Далее 3. Кракауэр переходит к описанию четырех знаменитых склонностей фотографии и здесь он делает свое открытие.
Первая склонность. «Фотография явно тяготеет к неинсценированной действительности... Правда, в портретной фотографии условия съемки часто организуются, но в этом жанре границы между инсценированными и неинсценированными условиями почти неуловимы», — добавляет Кракауэр (22 - 44). «С другой стороны, если в фотографе художник берет верх над вдумчивым читателем книги и пытливым исследователем, то снятые им портреты неизбежно оставляют впечатление излишней искусственности освещения, надуманности композиции или и того и другого; в них жизнь не схваченная в движении, а лишь отдельные элементы жизни, скомпонованные в живописной манере» (22 - 44).
Вторая склонность. «Тяготение фотографии к неинсценированной действительности определяет ее склонность подчеркивать элементы ненарочитого, случайного, неожиданного. Случайные события — лучшая пища для фотоснимков» (22 - 45).
Это самое известное высказывание Кракауэра, редкая книга по теории фотографии обходится без него. Однако не все правильно понимают это высказывание. Почему случайные? А где мастерство фотографа? А где, в конце концов, документальность и правдивость? Жизнь состоит не из случайных, а из целесообразных событий. Человек встает, умывается, завтракает, идет на работу. Вот и показывайте нам это! А если ему на голову случайно падает кирпич, что же в этом интересного?

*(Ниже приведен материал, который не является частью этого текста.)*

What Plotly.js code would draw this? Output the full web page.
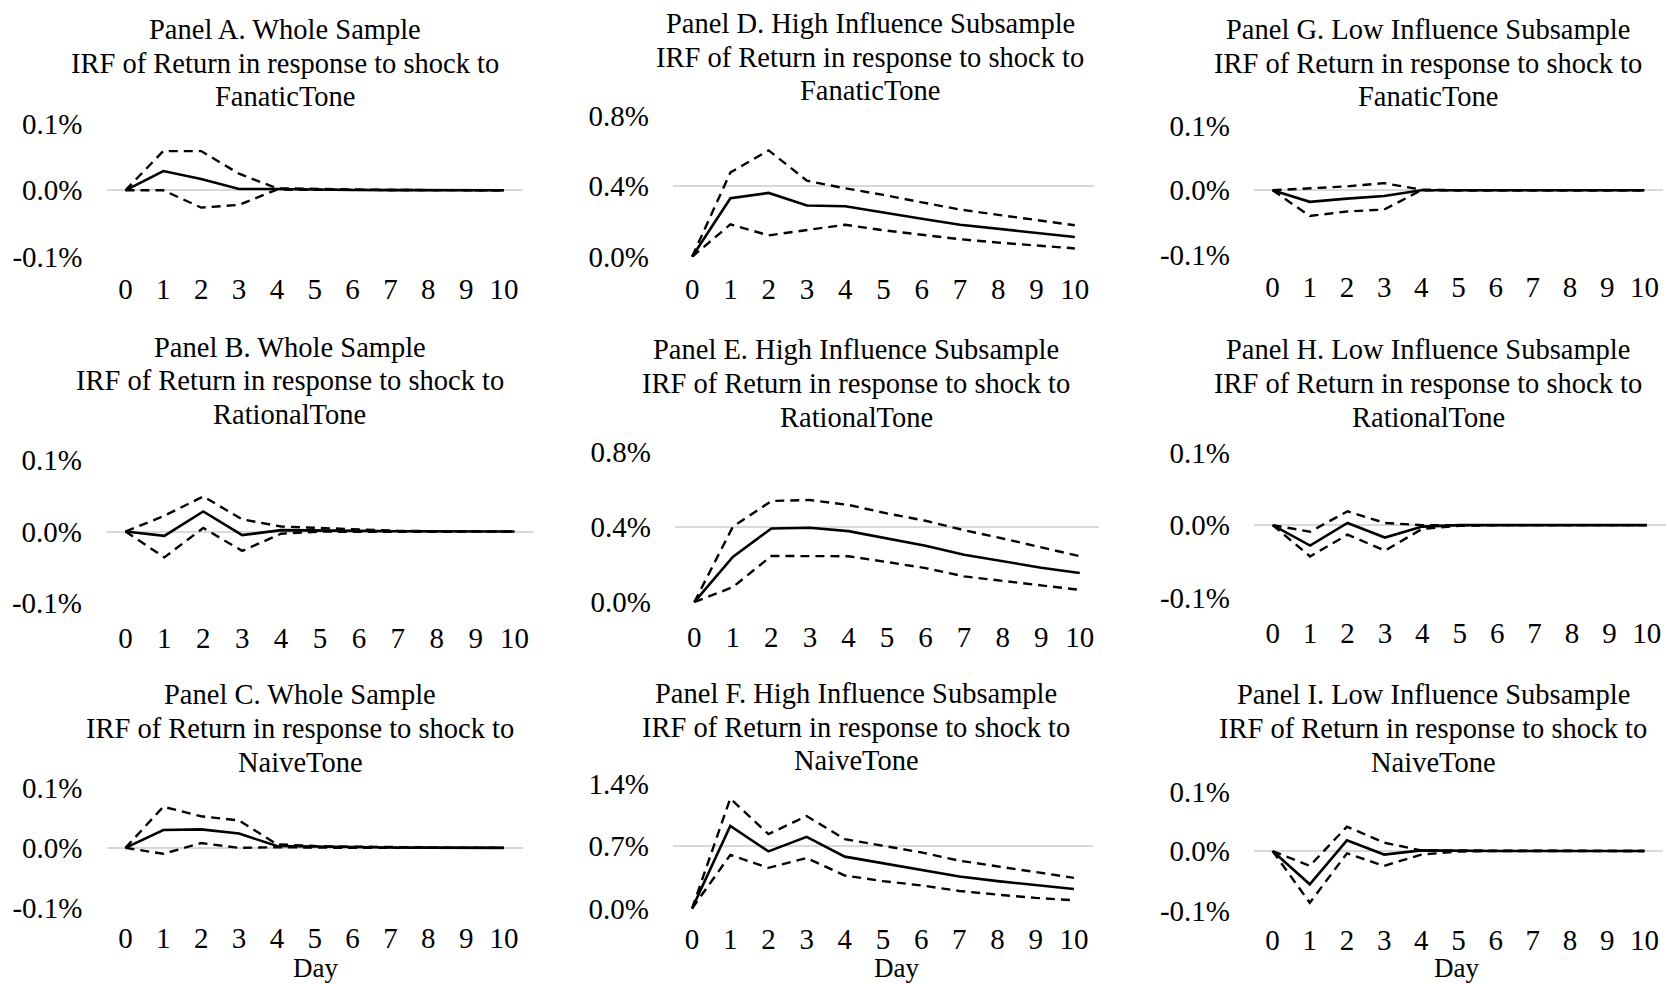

Если вспомнить формулу кибернетики, связывающую информацию и вероятность какого бы то ни было события, становится понятным, что имел в виду Кракауэр. Чем меньше вероятность события, тем больше информации в нем заключено.
Именно случайные, непредвиденные, «неправильные», просто невозможные события, которые противоречат житейской логике, умножают таким образом наши знания о мире.
Фотографии, на которых человек идет на работу или умывается (умывает ребенка), могут быть потрясающе интересными (см. илл. 212), но не на содержательном, информационном уровне. Здесь важна пластика, красота композиции. Здесь чрезвычайно важно, как это сделано и ничтожно, что именно изображено на снимке.
«...Фотографическое изображение не терпит насильственного втискивания в банальную композиционную схему. (Речь, конечно, не идет о фотографиях композиционно интересной натуры или объектов, созданных человеком)» (22 -45).